Skip all pictures, then copy the lines from the start of the data through the line with "var yTicks = [0, -10, -20, -30, -40, -50, -60];", keeping both ends.

**Items from a data source:**
——

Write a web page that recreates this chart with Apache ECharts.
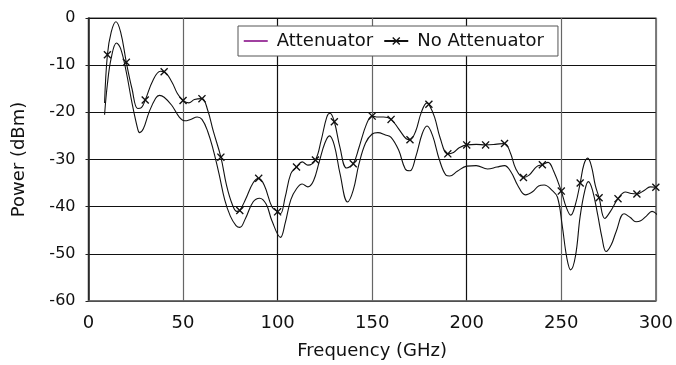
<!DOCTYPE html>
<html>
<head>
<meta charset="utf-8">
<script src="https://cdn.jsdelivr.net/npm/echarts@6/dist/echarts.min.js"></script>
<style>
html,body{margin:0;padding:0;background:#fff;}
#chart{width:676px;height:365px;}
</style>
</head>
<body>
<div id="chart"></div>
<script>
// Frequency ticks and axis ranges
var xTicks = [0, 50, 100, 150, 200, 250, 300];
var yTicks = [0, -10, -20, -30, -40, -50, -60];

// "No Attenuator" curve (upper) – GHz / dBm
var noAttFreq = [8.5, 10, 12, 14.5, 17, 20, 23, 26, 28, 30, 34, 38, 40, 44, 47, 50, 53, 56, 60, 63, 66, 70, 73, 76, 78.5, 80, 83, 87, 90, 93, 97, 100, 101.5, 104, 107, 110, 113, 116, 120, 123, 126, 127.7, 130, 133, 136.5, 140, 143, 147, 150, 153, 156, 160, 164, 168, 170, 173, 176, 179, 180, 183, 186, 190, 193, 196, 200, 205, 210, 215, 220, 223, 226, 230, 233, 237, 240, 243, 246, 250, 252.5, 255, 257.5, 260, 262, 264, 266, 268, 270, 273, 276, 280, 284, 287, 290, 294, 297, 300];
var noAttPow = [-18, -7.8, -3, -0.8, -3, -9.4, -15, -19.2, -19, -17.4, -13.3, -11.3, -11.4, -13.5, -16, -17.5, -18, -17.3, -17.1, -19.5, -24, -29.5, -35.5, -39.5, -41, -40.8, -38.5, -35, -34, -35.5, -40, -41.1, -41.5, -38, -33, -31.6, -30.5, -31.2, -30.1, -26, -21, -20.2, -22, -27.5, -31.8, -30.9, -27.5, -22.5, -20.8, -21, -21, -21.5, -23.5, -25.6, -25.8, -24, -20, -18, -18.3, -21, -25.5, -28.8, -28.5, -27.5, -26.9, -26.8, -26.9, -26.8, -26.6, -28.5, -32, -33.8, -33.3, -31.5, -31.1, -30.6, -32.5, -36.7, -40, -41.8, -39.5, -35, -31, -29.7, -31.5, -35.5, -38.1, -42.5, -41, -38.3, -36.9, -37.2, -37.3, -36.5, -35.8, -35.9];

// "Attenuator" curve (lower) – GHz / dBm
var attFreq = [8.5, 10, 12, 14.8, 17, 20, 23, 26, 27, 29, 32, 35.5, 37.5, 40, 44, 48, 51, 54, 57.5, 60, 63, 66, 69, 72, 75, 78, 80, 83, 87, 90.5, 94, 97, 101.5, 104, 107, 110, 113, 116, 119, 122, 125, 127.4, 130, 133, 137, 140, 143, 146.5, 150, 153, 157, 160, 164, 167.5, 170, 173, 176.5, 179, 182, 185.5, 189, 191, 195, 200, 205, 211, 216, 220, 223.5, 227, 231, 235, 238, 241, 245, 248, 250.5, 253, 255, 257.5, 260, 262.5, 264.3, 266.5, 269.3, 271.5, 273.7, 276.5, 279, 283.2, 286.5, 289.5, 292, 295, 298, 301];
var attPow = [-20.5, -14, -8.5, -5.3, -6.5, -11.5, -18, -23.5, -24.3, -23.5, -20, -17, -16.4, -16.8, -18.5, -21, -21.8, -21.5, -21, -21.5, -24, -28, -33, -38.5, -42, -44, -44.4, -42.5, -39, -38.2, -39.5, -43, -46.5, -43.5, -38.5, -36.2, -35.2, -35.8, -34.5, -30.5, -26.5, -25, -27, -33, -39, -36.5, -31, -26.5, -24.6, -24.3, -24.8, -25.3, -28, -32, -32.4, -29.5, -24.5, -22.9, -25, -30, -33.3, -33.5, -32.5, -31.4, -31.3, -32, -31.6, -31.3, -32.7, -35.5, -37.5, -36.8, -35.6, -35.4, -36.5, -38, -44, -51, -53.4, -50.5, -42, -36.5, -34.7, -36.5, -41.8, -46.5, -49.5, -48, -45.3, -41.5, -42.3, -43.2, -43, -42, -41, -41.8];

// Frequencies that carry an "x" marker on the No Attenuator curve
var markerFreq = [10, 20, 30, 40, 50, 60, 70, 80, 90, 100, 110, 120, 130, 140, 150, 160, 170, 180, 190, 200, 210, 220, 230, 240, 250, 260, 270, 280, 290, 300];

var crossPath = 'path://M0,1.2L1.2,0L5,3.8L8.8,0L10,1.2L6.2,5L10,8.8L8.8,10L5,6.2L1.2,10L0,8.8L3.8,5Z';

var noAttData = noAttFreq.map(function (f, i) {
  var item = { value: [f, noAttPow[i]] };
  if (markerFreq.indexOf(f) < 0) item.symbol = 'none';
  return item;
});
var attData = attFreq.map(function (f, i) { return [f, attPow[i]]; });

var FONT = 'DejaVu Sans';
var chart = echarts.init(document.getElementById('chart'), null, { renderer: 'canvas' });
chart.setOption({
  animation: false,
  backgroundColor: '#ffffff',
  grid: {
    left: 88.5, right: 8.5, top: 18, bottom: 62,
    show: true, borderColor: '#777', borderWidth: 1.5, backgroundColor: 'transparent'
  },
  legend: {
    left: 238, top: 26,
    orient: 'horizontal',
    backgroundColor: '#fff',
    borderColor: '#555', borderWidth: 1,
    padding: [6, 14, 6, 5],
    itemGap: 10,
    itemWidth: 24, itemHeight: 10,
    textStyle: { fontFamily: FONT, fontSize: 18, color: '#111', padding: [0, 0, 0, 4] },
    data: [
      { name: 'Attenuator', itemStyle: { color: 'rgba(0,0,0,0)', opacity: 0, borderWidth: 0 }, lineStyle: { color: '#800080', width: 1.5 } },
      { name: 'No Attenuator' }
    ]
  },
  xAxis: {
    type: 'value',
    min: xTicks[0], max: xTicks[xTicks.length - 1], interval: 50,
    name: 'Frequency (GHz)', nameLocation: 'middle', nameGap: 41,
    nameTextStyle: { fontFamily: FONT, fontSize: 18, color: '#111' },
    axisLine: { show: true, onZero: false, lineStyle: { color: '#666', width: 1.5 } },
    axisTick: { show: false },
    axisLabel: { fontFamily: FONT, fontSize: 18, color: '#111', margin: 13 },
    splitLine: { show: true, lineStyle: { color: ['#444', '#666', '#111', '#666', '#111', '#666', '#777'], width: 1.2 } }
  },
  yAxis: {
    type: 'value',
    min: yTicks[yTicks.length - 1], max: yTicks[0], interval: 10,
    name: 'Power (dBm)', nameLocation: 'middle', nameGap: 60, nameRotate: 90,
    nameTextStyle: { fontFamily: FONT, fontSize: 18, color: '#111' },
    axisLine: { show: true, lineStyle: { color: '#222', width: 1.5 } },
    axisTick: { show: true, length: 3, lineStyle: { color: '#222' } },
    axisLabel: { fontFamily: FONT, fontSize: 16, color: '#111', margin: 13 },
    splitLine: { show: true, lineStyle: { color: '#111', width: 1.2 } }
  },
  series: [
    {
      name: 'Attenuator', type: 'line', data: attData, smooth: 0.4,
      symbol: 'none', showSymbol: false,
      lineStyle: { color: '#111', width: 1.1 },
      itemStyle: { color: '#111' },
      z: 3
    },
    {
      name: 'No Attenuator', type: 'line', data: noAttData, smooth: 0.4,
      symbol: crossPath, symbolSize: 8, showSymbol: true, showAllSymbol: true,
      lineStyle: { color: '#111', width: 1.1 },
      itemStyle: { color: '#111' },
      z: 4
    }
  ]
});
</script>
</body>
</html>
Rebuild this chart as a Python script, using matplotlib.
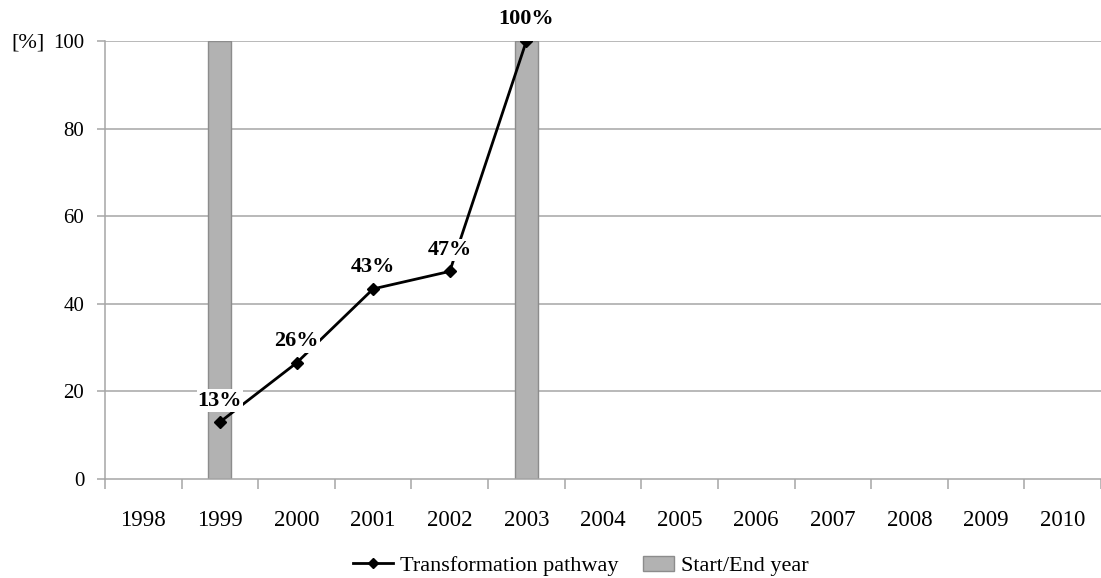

——

**ANSWER TO THIS TASK:**
Write a web page that recreates this chart with Apache ECharts.
<!DOCTYPE html>
<html>
<head>
<meta charset="utf-8">
<script src="https://cdn.jsdelivr.net/npm/echarts@6/dist/echarts.min.js"></script>
<style>
html,body{margin:0;padding:0;background:#fff;}
#chart{width:676px;height:365px;}
</style>
</head>
<body>
<div id="chart"></div>
<script>
// Frequency ticks and axis ranges
var xTicks = [0, 50, 100, 150, 200, 250, 300];
var yTicks = [0, -10, -20, -30, -40, -50, -60];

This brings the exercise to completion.